Brazilian investigators are widening their scrutiny of the Primeiro Comando da Capital (PCC), Brazil’s largest prison-born criminal faction, after a new phase of Operation Carbono Oculto targeted fintechs suspected of laundering money for organized crime.
The São Paulo State Public Prosecutor’s Office (MPSP) and Brazil’s Federal Revenue Service launched the operation on May 28 in São Paulo and four other states. Authorities say intelligence reports point to almost R$26 billion, roughly USD 5.2 billion at recent rates, in suspicious transactions involving six payment institutions.
A Financial Front
The inquiry centers on whether fintechs functioned as “parallel banks” for the PCC, moving money from fuel stations, distributors, shell companies and investment funds while obscuring the true owners of the funds. G1 reported that searches reached buildings on Faria Lima Avenue, São Paulo’s main financial district, as well as addresses in Rio de Janeiro, Paraná, Minas Gerais and Mato Grosso do Sul.
Investigators say the scheme relied on so-called pooled accounts, in which a payment institution deposits money from several clients into one account held at a traditional bank. Prosecutors argue that this structure made it harder to identify the origin, destination and beneficiaries of the money.
“Six fintechs were uncovered that moved R$26 billion,” Federal Revenue Secretary Robinson Barreirinhas said, according to G1. He said one of them moved more than R$1 billion, about USD 198 million, in cash, “which should not even be possible” for a fintech.
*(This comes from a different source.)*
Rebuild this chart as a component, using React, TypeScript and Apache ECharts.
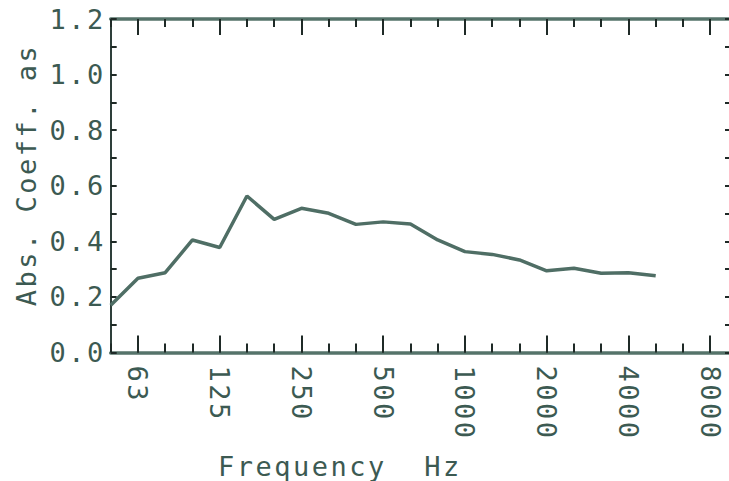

The Federal Revenue Service also reported R$365 million, about USD 72 million, in suspicious cryptoasset transactions linked to organizations investigated in other cases, according to Gazeta do Povo.
Fuel and Shell Firms
The new phase, called Operação Fluxo Oculto, is an offshoot of Carbono Oculto, launched in August 2025 to investigate alleged PCC involvement in the fuel sector. Authorities say the group continued operating after the first raids, opening companies under the names of front men, including homeless people and convicted prisoners.
A second front of the inquiry focuses on fuel adulteration. Prosecutors and Brazil’s National Agency of Petroleum, Natural Gas and Biofuels (ANP) say solvent producers issued false invoices to shell companies, while naphtha, a petroleum derivative, was diverted and mixed with gasoline.
G1 reported that one company allegedly issued more than 10,000 false invoices. The suspected fuel fraud is estimated at R$4 billion, or about USD 790 million. ANP official Júlio Nishida said investigators identified more than 2.5 million liters of gasoline adulterated with naphtha that could otherwise have reached consumers.
CNN Brasil reported that the operation also targeted four investment funds, two asset administrators and two asset managers. Prosecutors said the four funds had assets of about R$205 million, roughly USD 41 million, and had grown by more than 200% in just over a year.
An International Network
Folha de S.Paulo reported that the PCC’s move into more sophisticated financial structures followed its expansion beyond local retail crime. Prosecutors say the faction’s internationalization became clear in Operation Sharks, launched in 2020, which mapped drug routes from Paraguay and Bolivia toward European markets.
Mário Sarrubbo, São Paulo’s former attorney general and former national public security secretary, told Folha that Brazil had long treated public security as a state-level issue even as organized crime crossed borders. He said Brazil had become a drug transshipment hub because of its vast land borders and weak enforcement capacity.
The maritime route has also raised the importance of ports, especially Santos, Latin America’s largest port, on the São Paulo coast. Folha said investigators view the Baixada Santista region around Santos as central to the PCC’s influence because of its proximity to export logistics.
Regulatory Pressure
The case arrives days after the United States classified the PCC and Comando Vermelho, a Rio de Janeiro-based criminal faction, as terrorist organizations. Folha reported that anti-money-laundering controls in Brazil’s financial system are now part of the debate over the U.S. designation.
Since August 2025, fintechs have had to follow the same tax-reporting rules as banks, according to G1. The Federal Revenue Service said that change helped identify the six new payment institutions now under scrutiny.
CNN named several companies as targets of the operation, including Ceopag, America Payment, Sispay, Smart Solutions, YAW and Ello Gestora. YAW said it has no ties to criminal organizations and maintains compliance controls. Ceopag said it is cooperating with authorities and denied that any irregularity by third parties can automatically be attributed to the company.
No final court ruling has been reported in the cases described by the sources. The investigations remain active.